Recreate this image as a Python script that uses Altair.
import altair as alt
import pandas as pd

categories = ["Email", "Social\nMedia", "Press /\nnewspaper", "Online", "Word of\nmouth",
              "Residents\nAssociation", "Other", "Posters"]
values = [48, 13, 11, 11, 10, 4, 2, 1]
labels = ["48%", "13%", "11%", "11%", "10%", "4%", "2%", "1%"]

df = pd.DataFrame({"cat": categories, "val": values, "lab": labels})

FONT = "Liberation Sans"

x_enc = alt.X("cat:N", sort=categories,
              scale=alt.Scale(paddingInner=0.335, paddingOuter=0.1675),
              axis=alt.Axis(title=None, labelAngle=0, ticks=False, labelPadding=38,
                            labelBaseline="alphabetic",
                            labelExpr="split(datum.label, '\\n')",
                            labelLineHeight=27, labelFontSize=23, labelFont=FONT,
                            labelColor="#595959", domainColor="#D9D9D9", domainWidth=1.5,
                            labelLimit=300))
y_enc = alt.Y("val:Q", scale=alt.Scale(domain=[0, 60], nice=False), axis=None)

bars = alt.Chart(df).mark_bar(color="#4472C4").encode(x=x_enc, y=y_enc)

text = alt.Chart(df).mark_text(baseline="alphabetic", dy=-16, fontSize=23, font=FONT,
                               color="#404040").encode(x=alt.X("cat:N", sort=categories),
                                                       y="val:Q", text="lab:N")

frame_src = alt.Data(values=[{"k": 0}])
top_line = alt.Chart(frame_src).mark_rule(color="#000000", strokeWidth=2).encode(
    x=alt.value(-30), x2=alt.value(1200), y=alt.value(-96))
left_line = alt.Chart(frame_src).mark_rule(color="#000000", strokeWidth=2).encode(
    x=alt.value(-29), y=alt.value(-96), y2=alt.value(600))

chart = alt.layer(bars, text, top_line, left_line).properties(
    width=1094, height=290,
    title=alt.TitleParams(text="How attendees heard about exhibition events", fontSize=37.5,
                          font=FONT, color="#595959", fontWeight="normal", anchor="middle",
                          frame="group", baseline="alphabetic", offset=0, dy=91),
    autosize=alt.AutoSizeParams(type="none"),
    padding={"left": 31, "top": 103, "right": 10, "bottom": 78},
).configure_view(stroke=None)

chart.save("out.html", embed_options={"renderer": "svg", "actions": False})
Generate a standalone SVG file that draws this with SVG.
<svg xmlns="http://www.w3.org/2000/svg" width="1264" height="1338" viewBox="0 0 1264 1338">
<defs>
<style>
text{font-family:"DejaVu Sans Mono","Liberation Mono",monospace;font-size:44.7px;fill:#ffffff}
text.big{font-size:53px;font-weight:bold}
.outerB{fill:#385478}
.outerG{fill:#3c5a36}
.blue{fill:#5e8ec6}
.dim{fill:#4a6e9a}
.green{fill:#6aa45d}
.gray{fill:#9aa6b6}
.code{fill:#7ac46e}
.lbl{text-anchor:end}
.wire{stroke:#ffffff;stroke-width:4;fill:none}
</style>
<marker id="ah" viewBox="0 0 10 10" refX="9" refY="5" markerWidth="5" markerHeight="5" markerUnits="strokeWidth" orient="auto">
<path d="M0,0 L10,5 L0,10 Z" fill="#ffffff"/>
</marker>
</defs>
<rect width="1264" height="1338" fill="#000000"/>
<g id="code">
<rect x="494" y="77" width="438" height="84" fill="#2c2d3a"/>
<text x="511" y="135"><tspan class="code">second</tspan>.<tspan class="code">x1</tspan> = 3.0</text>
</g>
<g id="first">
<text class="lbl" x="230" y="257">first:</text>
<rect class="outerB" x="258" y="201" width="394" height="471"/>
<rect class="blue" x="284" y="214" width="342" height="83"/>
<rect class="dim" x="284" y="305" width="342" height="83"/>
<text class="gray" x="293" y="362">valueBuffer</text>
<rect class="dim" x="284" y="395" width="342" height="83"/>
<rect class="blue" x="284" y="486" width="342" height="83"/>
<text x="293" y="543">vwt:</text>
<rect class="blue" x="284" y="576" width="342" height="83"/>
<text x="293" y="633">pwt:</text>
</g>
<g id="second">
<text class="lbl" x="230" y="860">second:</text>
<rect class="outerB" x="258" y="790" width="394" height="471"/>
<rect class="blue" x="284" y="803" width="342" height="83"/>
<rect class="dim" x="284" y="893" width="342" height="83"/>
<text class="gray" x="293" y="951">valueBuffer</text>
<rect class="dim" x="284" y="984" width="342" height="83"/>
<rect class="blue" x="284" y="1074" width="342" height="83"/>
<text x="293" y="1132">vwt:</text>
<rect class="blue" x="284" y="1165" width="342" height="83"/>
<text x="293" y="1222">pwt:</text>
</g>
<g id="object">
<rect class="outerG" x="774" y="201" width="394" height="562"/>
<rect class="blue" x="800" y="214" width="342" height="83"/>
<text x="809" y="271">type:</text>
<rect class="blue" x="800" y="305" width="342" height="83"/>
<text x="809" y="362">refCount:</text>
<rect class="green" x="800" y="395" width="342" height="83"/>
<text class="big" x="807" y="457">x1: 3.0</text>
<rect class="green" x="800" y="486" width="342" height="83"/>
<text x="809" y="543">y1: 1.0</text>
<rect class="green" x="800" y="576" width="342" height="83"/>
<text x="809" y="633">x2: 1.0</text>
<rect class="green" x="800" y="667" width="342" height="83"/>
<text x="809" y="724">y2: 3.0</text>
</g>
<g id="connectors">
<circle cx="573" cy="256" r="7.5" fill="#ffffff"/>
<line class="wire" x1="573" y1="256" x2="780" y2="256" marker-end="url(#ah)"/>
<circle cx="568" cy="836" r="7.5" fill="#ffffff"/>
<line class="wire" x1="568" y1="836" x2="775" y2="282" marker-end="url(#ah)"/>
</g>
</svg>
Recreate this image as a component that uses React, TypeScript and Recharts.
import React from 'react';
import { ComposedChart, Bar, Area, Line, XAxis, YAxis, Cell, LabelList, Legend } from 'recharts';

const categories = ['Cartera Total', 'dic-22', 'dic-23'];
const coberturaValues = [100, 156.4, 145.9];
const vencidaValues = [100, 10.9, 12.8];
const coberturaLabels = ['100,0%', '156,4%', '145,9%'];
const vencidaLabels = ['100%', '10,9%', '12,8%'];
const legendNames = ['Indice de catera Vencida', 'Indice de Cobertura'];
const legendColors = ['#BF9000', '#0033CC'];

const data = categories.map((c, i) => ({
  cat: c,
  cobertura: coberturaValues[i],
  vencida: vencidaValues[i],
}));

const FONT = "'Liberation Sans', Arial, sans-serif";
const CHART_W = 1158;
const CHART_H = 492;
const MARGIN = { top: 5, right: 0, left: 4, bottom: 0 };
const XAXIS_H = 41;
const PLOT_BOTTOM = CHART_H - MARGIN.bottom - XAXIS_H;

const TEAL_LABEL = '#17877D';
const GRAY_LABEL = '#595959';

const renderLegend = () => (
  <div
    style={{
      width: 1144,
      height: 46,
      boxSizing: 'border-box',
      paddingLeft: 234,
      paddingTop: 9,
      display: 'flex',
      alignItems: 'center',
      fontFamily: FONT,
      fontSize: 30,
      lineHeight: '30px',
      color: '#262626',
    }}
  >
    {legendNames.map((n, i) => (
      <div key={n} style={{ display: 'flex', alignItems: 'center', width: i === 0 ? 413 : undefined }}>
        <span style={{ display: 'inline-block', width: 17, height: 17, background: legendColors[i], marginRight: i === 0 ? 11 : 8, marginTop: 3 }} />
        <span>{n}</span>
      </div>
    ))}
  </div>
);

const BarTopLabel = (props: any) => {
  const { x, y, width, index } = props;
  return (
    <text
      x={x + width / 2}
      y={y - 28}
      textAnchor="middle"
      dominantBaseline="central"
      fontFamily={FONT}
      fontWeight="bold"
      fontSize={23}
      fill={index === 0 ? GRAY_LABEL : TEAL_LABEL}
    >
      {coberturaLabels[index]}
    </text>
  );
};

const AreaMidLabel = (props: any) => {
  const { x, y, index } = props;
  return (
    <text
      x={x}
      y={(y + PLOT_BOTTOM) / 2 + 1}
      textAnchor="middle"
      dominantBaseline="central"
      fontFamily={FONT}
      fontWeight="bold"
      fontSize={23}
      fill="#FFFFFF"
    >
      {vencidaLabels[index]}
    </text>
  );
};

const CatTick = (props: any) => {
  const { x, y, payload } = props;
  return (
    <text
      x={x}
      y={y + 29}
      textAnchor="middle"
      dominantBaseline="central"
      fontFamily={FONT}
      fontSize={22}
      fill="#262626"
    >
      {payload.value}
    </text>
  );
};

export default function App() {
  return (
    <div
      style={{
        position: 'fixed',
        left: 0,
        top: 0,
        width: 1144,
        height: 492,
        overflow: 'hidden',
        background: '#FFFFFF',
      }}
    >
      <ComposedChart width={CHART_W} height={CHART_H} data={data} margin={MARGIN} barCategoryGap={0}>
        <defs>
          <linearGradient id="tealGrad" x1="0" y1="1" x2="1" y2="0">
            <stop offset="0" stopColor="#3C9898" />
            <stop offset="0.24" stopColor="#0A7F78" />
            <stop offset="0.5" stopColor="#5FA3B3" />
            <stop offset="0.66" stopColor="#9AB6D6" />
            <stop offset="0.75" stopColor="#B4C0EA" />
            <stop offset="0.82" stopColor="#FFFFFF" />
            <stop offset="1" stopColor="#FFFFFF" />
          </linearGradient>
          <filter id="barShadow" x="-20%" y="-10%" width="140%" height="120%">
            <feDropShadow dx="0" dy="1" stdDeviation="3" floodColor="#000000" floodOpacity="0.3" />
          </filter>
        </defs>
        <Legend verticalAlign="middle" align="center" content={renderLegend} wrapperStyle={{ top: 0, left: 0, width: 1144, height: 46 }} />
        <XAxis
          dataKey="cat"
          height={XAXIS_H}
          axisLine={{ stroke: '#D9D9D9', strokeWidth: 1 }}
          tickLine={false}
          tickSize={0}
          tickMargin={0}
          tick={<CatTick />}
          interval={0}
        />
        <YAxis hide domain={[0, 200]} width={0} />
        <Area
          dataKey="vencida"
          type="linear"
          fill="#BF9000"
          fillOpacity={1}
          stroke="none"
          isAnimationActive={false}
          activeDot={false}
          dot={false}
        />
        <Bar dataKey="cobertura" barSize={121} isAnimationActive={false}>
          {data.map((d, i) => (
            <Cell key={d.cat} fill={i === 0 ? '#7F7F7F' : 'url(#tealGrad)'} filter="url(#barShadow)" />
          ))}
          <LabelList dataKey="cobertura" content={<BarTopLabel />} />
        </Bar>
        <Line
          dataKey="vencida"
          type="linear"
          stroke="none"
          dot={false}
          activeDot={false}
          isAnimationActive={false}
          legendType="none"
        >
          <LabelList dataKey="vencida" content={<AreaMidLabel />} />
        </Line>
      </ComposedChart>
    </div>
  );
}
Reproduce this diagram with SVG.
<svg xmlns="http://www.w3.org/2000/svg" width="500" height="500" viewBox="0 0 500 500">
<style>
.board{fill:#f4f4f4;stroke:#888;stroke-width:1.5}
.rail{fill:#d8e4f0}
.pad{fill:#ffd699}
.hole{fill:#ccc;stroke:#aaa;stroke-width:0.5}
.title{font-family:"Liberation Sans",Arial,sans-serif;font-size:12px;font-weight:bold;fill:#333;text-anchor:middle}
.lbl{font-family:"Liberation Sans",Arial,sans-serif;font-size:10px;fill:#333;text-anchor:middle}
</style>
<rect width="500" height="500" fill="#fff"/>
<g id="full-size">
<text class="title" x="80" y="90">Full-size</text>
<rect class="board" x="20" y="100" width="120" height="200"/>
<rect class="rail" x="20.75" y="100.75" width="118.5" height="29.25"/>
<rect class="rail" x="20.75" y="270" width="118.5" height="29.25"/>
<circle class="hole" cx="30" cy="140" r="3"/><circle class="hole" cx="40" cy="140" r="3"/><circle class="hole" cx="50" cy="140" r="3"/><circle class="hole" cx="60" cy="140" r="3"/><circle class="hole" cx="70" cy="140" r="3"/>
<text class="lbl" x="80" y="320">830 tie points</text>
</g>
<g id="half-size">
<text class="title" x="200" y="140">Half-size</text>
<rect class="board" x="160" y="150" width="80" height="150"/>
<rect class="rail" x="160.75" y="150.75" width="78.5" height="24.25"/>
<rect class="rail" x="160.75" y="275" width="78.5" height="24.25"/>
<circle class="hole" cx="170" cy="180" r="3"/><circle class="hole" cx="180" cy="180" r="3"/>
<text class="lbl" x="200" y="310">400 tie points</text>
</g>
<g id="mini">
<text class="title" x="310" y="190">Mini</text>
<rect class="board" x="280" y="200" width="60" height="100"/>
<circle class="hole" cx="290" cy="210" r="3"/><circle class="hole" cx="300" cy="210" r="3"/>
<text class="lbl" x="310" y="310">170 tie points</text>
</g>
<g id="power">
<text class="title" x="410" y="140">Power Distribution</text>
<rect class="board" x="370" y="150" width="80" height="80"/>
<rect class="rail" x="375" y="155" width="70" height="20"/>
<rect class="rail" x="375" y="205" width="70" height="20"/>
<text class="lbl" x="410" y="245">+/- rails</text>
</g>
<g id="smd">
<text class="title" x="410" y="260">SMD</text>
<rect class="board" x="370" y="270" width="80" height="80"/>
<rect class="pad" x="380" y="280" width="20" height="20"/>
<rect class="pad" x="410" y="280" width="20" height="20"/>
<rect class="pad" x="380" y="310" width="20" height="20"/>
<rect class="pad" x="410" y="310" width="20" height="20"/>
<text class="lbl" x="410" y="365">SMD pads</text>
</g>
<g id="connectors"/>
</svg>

........

§ Do this
Extract, from the listing above, every line where the string "Recreate" occurs.

§ Worked answer
Recreate this image as a Python script that uses Altair.
Recreate this image as a component that uses React, TypeScript and Recharts.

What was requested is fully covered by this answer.